STATED GOAL:
Skip all pictures, then copy the lines from the start of the data through the line with "ax = fig.add_axes([0.1806, 0.3232, 0.775, 0.5286])", keeping both ends.

DATA SHOWN:

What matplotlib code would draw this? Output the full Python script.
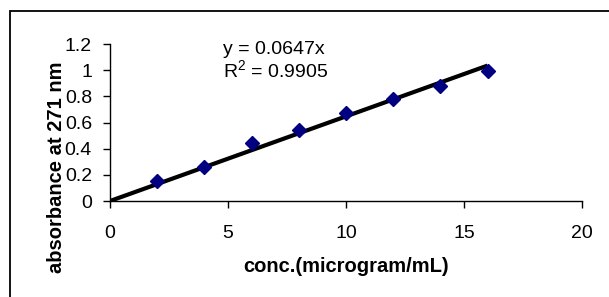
import matplotlib
matplotlib.use('Agg')
import matplotlib.pyplot as plt
from matplotlib.patches import Rectangle

plt.rcParams['font.family'] = ['Liberation Sans', 'DejaVu Sans']

# Data
conc = [2, 4, 6, 8, 10, 12, 14, 16]
absorbance = [0.15, 0.26, 0.44, 0.54, 0.67, 0.78, 0.88, 0.99]
slope = 0.0647
r2 = 0.9905
fit_x = [0, 16]
x_ticks = [0, 5, 10, 15, 20]
y_ticks = [0, 0.2, 0.4, 0.6, 0.8, 1, 1.2]
y_tick_labels = ['0', '0.2', '0.4', '0.6', '0.8', '1', '1.2']

fig = plt.figure(figsize=(6.09, 2.97), dpi=100)
ax = fig.add_axes([0.1806, 0.3232, 0.775, 0.5286])

# Trendline
ax.plot(fit_x, [slope * v for v in fit_x], color='black', lw=3, zorder=2,
        solid_capstyle='butt')
# Points
ax.plot(conc, absorbance, linestyle='none', marker='D', markersize=7,
        color='#000080', zorder=3)

ax.set_xlim(0, 20)
ax.set_ylim(0, 1.2)
ax.set_xticks(x_ticks)
ax.set_yticks(y_ticks)
ax.set_yticklabels(y_tick_labels)
ax.tick_params(axis='both', labelsize=14, direction='out', length=5, width=1, color='black')
ax.tick_params(axis='x', pad=12)
ax.tick_params(axis='y', pad=8)

for s in ['top', 'right']:
    ax.spines[s].set_visible(False)
for s in ['left', 'bottom']:
    ax.spines[s].set_linewidth(1)

ax.set_xlabel('conc.(microgram/mL)', fontsize=14.5, fontweight='bold', labelpad=11)
ax.set_ylabel('absorbance at 271 nm', fontsize=14.5, fontweight='bold')
ax.yaxis.set_label_coords(-0.093, 0.217)

ax.text(0.239, 0.936, 'y = %.4fx' % slope, transform=ax.transAxes, fontsize=14,
        va='baseline', ha='left')
ax.text(0.239, 0.79, '$\\mathregular{R^2}$ = %.4f' % r2, transform=ax.transAxes,
        fontsize=14, va='baseline', ha='left')

# Chart area border (extends beyond the image on the right and bottom)
fig.add_artist(Rectangle((10 / 609, -0.1), 1.2, 1 - 11 / 297 + 0.1,
                         transform=fig.transFigure, fill=False,
                         edgecolor='black', lw=1.3))

fig.savefig('out.png', dpi=100)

WRITTEN RESPONSE:
What matplotlib code would draw this? Output the full Python script.
import matplotlib
matplotlib.use('Agg')
import matplotlib.pyplot as plt
from matplotlib.patches import Rectangle

plt.rcParams['font.family'] = ['Liberation Sans', 'DejaVu Sans']

# Data
conc = [2, 4, 6, 8, 10, 12, 14, 16]
absorbance = [0.15, 0.26, 0.44, 0.54, 0.67, 0.78, 0.88, 0.99]
slope = 0.0647
r2 = 0.9905
fit_x = [0, 16]
x_ticks = [0, 5, 10, 15, 20]
y_ticks = [0, 0.2, 0.4, 0.6, 0.8, 1, 1.2]
y_tick_labels = ['0', '0.2', '0.4', '0.6', '0.8', '1', '1.2']

fig = plt.figure(figsize=(6.09, 2.97), dpi=100)
ax = fig.add_axes([0.1806, 0.3232, 0.775, 0.5286])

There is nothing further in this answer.